= Work instructions =
Exclude the pictures, then repeat the remaining data exactly.
* begin Data section *
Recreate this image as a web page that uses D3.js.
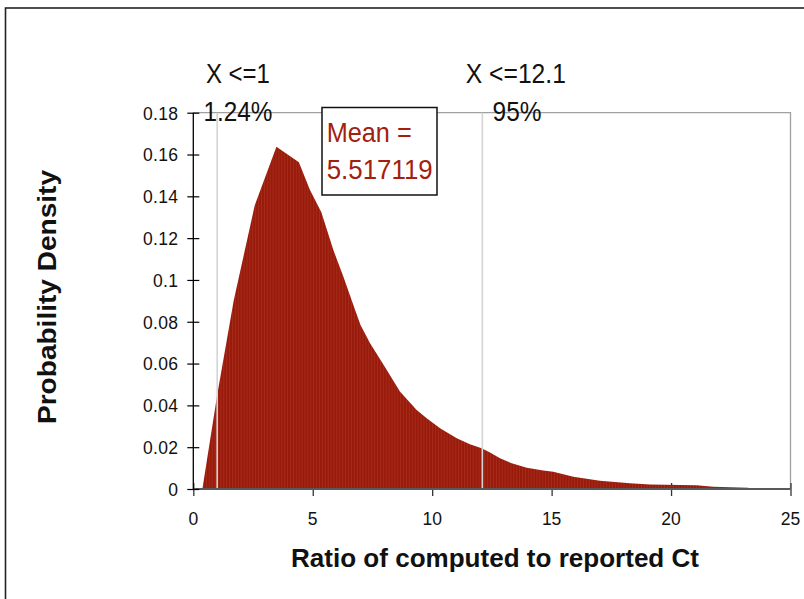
<!DOCTYPE html>
<html>
<head>
<meta charset="utf-8">
<script src="https://cdn.jsdelivr.net/npm/d3@7"></script>
<style>
  html, body { margin: 0; padding: 0; background: #fff; }
  svg { display: block; font-family: "Liberation Sans", Arial, sans-serif; }
</style>
</head>
<body>
<svg id="chart" width="804" height="599"></svg>
<script>
// ---- data ----
const ratioX = [0.38, 1.0, 1.69, 2.57, 3.48, 4.42, 4.88, 5.36, 5.86, 6.28, 6.70, 7.0, 7.40, 8.10, 8.65, 9.35, 9.77, 10.33, 11.03, 11.58, 12.07, 12.42, 12.84, 13.33, 13.96, 14.65, 15.07, 15.91, 17.02, 18.28, 19.12, 21.07, 21.77, 23.23, 23.27];
const density = [0, 0.045, 0.090, 0.1356, 0.1637, 0.1563, 0.1431, 0.1324, 0.1144, 0.1016, 0.0880, 0.0785, 0.0697, 0.0569, 0.0466, 0.0378, 0.0338, 0.0290, 0.0243, 0.0214, 0.0195, 0.0174, 0.0147, 0.0123, 0.0102, 0.0088, 0.0083, 0.0059, 0.0040, 0.0027, 0.0022, 0.0018, 0.0011, 0.0006, 0];
const xTicks = [0, 5, 10, 15, 20, 25];
const yTicks = [0, 0.02, 0.04, 0.06, 0.08, 0.10, 0.12, 0.14, 0.16, 0.18];
const yTickLabels = ["0", "0.02", "0.04", "0.06", "0.08", "0.1", "0.12", "0.14", "0.16", "0.18"];
const markerX = [1, 12.1];
const markerLabels = ["X <=1", "X <=12.1"];
const markerPcts = ["1.24%", "95%"];
const meanLines = ["Mean =", "5.517119"];
const xTitle = "Ratio of computed to reported Ct";
const yTitle = "Probability Density";

// ---- layout ----
const svg = d3.select("#chart");
const plot = { left: 193.3, right: 790.5, top: 112.7, bottom: 489 };
const x = d3.scaleLinear().domain([0, 25]).range([plot.left, plot.right]);
const y = d3.scaleLinear().domain([0, 0.18]).range([plot.bottom, plot.top]);
const fillColor = "#991a0a";
const textRed = "#a3200f";

// outer frame
svg.append("rect").attr("x", 5.5).attr("y", 8).attr("width", 900).attr("height", 700)
  .attr("fill", "none").attr("stroke", "#222").attr("stroke-width", 1.6);

// stripe pattern for the histogram-like fill
const defs = svg.append("defs");
const pat = defs.append("pattern").attr("id", "stripes").attr("patternUnits", "userSpaceOnUse")
  .attr("width", 2.9).attr("height", 10);
pat.append("rect").attr("width", 2.9).attr("height", 10).attr("fill", fillColor);
pat.append("rect").attr("width", 0.7).attr("height", 10).attr("fill", "#b03a28").attr("opacity", 0.75);

// plot area border (top & right, gray)
svg.append("path")
  .attr("d", `M${plot.left},${plot.top}H${plot.right}V${plot.bottom}`)
  .attr("fill", "none").attr("stroke", "#a0a0a0").attr("stroke-width", 1.3);

// x ticks (crossing) drawn first
const xAxis = svg.append("g").attr("transform", `translate(0,${plot.bottom})`)
  .call(d3.axisBottom(x).tickValues(xTicks).tickSize(7).tickFormat(""));
xAxis.select(".domain").remove();
xAxis.selectAll(".tick line").attr("y1", -6).attr("y2", 7).attr("stroke", "#333").attr("stroke-width", 1.3);

// area
const area = d3.area().x((d, i) => x(ratioX[i])).y0(y(0)).y1((d) => y(d)).curve(d3.curveLinear);
svg.append("path").datum(density).attr("d", area).attr("fill", "url(#stripes)");

// marker lines
svg.selectAll(".marker").data(markerX).enter().append("line")
  .attr("x1", d => x(d)).attr("x2", d => x(d))
  .attr("y1", y(0.18)).attr("y2", y(0))
  .attr("stroke", "#d4d4d4").attr("stroke-width", 1.6);

// x axis line & labels
svg.append("line").attr("x1", x(0)).attr("x2", x(25)).attr("y1", y(0)).attr("y2", y(0))
  .attr("stroke", "#5a5a5a").attr("stroke-width", 2);
svg.selectAll(".xlab").data(xTicks).enter().append("text")
  .attr("x", d => x(d)).attr("y", 525).attr("text-anchor", "middle")
  .style("font-size", "17.5px").attr("fill", "#111").text(d => d);

// y axis
const yAxis = svg.append("g").attr("transform", `translate(${plot.left},0)`)
  .call(d3.axisLeft(y).tickValues(yTicks).tickSize(6).tickFormat((d, i) => yTickLabels[i]));
yAxis.attr("font-size", null).attr("font-family", null);
yAxis.selectAll(".tick line").attr("x1", -6).attr("x2", 6).attr("stroke", "#000").attr("stroke-width", 1.2);
yAxis.selectAll(".tick text").attr("x", -15).attr("dy", "0.36em")
  .style("font-size", "17.5px").attr("fill", "#111")
  .style("font-family", "'Liberation Sans', Arial, sans-serif")
  .style("letter-spacing", "0.3px");
yAxis.selectAll(".domain").remove();
svg.append("line").attr("x1", plot.left).attr("x2", plot.left).attr("y1", y(0.18)).attr("y2", y(0))
  .attr("stroke", "#000").attr("stroke-width", 1.3);

// marker annotations
const markerText = [
  { dx: -11.3, w: 64 },
  { dx: -16.5, w: 100 }
];
markerX.forEach((m, i) => {
  svg.append("text").attr("x", x(m) + markerText[i].dx).attr("y", 83.3)
    .attr("font-size", 28).attr("fill", "#111")
    .attr("textLength", markerText[i].w).attr("lengthAdjust", "spacingAndGlyphs")
    .text(markerLabels[i]);
});
const pctPos = [{ dx: -13.7, w: 69 }, { dx: 10.2, w: 49 }];
markerX.forEach((m, i) => {
  svg.append("text").attr("x", x(m) + pctPos[i].dx).attr("y", 120.7)
    .attr("font-size", 28).attr("fill", "#111")
    .attr("textLength", pctPos[i].w).attr("lengthAdjust", "spacingAndGlyphs")
    .text(markerPcts[i]);
});

// mean box
svg.append("rect").attr("x", 322).attr("y", 107.5).attr("width", 115).attr("height", 87.5)
  .attr("fill", "#fff").attr("stroke", "#111").attr("stroke-width", 1.5);
const meanW = [85, 106];
meanLines.forEach((t, i) => {
  svg.append("text").attr("x", 326.7).attr("y", 142.3 + i * 36.7)
    .attr("font-size", 27.5).attr("fill", textRed)
    .attr("textLength", meanW[i]).attr("lengthAdjust", "spacingAndGlyphs")
    .text(t);
});

// axis titles
svg.append("text").attr("x", 495).attr("y", 566.7).attr("text-anchor", "middle")
  .attr("font-size", 26).attr("font-weight", "bold").attr("fill", "#111")
  .attr("textLength", 408).attr("lengthAdjust", "spacingAndGlyphs")
  .text(xTitle);
svg.append("text").attr("transform", "translate(56,297) rotate(-90)").attr("text-anchor", "middle")
  .attr("font-size", 26).attr("font-weight", "bold").attr("fill", "#111")
  .attr("textLength", 254).attr("lengthAdjust", "spacingAndGlyphs")
  .text(yTitle);
</script>
</body>
</html>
* end Data section *
= Written solution =
Recreate this image as a web page that uses D3.js.
<!DOCTYPE html>
<html>
<head>
<meta charset="utf-8">
<script src="https://cdn.jsdelivr.net/npm/d3@7"></script>
<style>
  html, body { margin: 0; padding: 0; background: #fff; }
  svg { display: block; font-family: "Liberation Sans", Arial, sans-serif; }
</style>
</head>
<body>
<svg id="chart" width="804" height="599"></svg>
<script>
// ---- data ----
const ratioX = [0.38, 1.0, 1.69, 2.57, 3.48, 4.42, 4.88, 5.36, 5.86, 6.28, 6.70, 7.0, 7.40, 8.10, 8.65, 9.35, 9.77, 10.33, 11.03, 11.58, 12.07, 12.42, 12.84, 13.33, 13.96, 14.65, 15.07, 15.91, 17.02, 18.28, 19.12, 21.07, 21.77, 23.23, 23.27];
const density = [0, 0.045, 0.090, 0.1356, 0.1637, 0.1563, 0.1431, 0.1324, 0.1144, 0.1016, 0.0880, 0.0785, 0.0697, 0.0569, 0.0466, 0.0378, 0.0338, 0.0290, 0.0243, 0.0214, 0.0195, 0.0174, 0.0147, 0.0123, 0.0102, 0.0088, 0.0083, 0.0059, 0.0040, 0.0027, 0.0022, 0.0018, 0.0011, 0.0006, 0];
const xTicks = [0, 5, 10, 15, 20, 25];
const yTicks = [0, 0.02, 0.04, 0.06, 0.08, 0.10, 0.12, 0.14, 0.16, 0.18];
const yTickLabels = ["0", "0.02", "0.04", "0.06", "0.08", "0.1", "0.12", "0.14", "0.16", "0.18"];
const markerX = [1, 12.1];
const markerLabels = ["X <=1", "X <=12.1"];
const markerPcts = ["1.24%", "95%"];
const meanLines = ["Mean =", "5.517119"];
const xTitle = "Ratio of computed to reported Ct";
const yTitle = "Probability Density";

// ---- layout ----
const svg = d3.select("#chart");
const plot = { left: 193.3, right: 790.5, top: 112.7, bottom: 489 };
const x = d3.scaleLinear().domain([0, 25]).range([plot.left, plot.right]);
const y = d3.scaleLinear().domain([0, 0.18]).range([plot.bottom, plot.top]);
const fillColor = "#991a0a";
const textRed = "#a3200f";

// outer frame
svg.append("rect").attr("x", 5.5).attr("y", 8).attr("width", 900).attr("height", 700)
  .attr("fill", "none").attr("stroke", "#222").attr("stroke-width", 1.6);

// stripe pattern for the histogram-like fill
const defs = svg.append("defs");
const pat = defs.append("pattern").attr("id", "stripes").attr("patternUnits", "userSpaceOnUse")
  .attr("width", 2.9).attr("height", 10);
pat.append("rect").attr("width", 2.9).attr("height", 10).attr("fill", fillColor);
pat.append("rect").attr("width", 0.7).attr("height", 10).attr("fill", "#b03a28").attr("opacity", 0.75);

// plot area border (top & right, gray)
svg.append("path")
  .attr("d", `M${plot.left},${plot.top}H${plot.right}V${plot.bottom}`)
  .attr("fill", "none").attr("stroke", "#a0a0a0").attr("stroke-width", 1.3);

// x ticks (crossing) drawn first
const xAxis = svg.append("g").attr("transform", `translate(0,${plot.bottom})`)
  .call(d3.axisBottom(x).tickValues(xTicks).tickSize(7).tickFormat(""));
xAxis.select(".domain").remove();
xAxis.selectAll(".tick line").attr("y1", -6).attr("y2", 7).attr("stroke", "#333").attr("stroke-width", 1.3);

// area
const area = d3.area().x((d, i) => x(ratioX[i])).y0(y(0)).y1((d) => y(d)).curve(d3.curveLinear);
svg.append("path").datum(density).attr("d", area).attr("fill", "url(#stripes)");

// marker lines
svg.selectAll(".marker").data(markerX).enter().append("line")
  .attr("x1", d => x(d)).attr("x2", d => x(d))
  .attr("y1", y(0.18)).attr("y2", y(0))
  .attr("stroke", "#d4d4d4").attr("stroke-width", 1.6);

// x axis line & labels
svg.append("line").attr("x1", x(0)).attr("x2", x(25)).attr("y1", y(0)).attr("y2", y(0))
  .attr("stroke", "#5a5a5a").attr("stroke-width", 2);
svg.selectAll(".xlab").data(xTicks).enter().append("text")
  .attr("x", d => x(d)).attr("y", 525).attr("text-anchor", "middle")
  .style("font-size", "17.5px").attr("fill", "#111").text(d => d);

// y axis
const yAxis = svg.append("g").attr("transform", `translate(${plot.left},0)`)
  .call(d3.axisLeft(y).tickValues(yTicks).tickSize(6).tickFormat((d, i) => yTickLabels[i]));
yAxis.attr("font-size", null).attr("font-family", null);
yAxis.selectAll(".tick line").attr("x1", -6).attr("x2", 6).attr("stroke", "#000").attr("stroke-width", 1.2);
yAxis.selectAll(".tick text").attr("x", -15).attr("dy", "0.36em")
  .style("font-size", "17.5px").attr("fill", "#111")
  .style("font-family", "'Liberation Sans', Arial, sans-serif")
  .style("letter-spacing", "0.3px");
yAxis.selectAll(".domain").remove();
svg.append("line").attr("x1", plot.left).attr("x2", plot.left).attr("y1", y(0.18)).attr("y2", y(0))
  .attr("stroke", "#000").attr("stroke-width", 1.3);

// marker annotations
const markerText = [
  { dx: -11.3, w: 64 },
  { dx: -16.5, w: 100 }
];
markerX.forEach((m, i) => {
  svg.append("text").attr("x", x(m) + markerText[i].dx).attr("y", 83.3)
    .attr("font-size", 28).attr("fill", "#111")
    .attr("textLength", markerText[i].w).attr("lengthAdjust", "spacingAndGlyphs")
    .text(markerLabels[i]);
});
const pctPos = [{ dx: -13.7, w: 69 }, { dx: 10.2, w: 49 }];
markerX.forEach((m, i) => {
  svg.append("text").attr("x", x(m) + pctPos[i].dx).attr("y", 120.7)
    .attr("font-size", 28).attr("fill", "#111")
    .attr("textLength", pctPos[i].w).attr("lengthAdjust", "spacingAndGlyphs")
    .text(markerPcts[i]);
});

// mean box
svg.append("rect").attr("x", 322).attr("y", 107.5).attr("width", 115).attr("height", 87.5)
  .attr("fill", "#fff").attr("stroke", "#111").attr("stroke-width", 1.5);
const meanW = [85, 106];
meanLines.forEach((t, i) => {
  svg.append("text").attr("x", 326.7).attr("y", 142.3 + i * 36.7)
    .attr("font-size", 27.5).attr("fill", textRed)
    .attr("textLength", meanW[i]).attr("lengthAdjust", "spacingAndGlyphs")
    .text(t);
});

// axis titles
svg.append("text").attr("x", 495).attr("y", 566.7).attr("text-anchor", "middle")
  .attr("font-size", 26).attr("font-weight", "bold").attr("fill", "#111")
  .attr("textLength", 408).attr("lengthAdjust", "spacingAndGlyphs")
  .text(xTitle);
svg.append("text").attr("transform", "translate(56,297) rotate(-90)").attr("text-anchor", "middle")
  .attr("font-size", 26).attr("font-weight", "bold").attr("fill", "#111")
  .attr("textLength", 254).attr("lengthAdjust", "spacingAndGlyphs")
  .text(yTitle);
</script>
</body>
</html>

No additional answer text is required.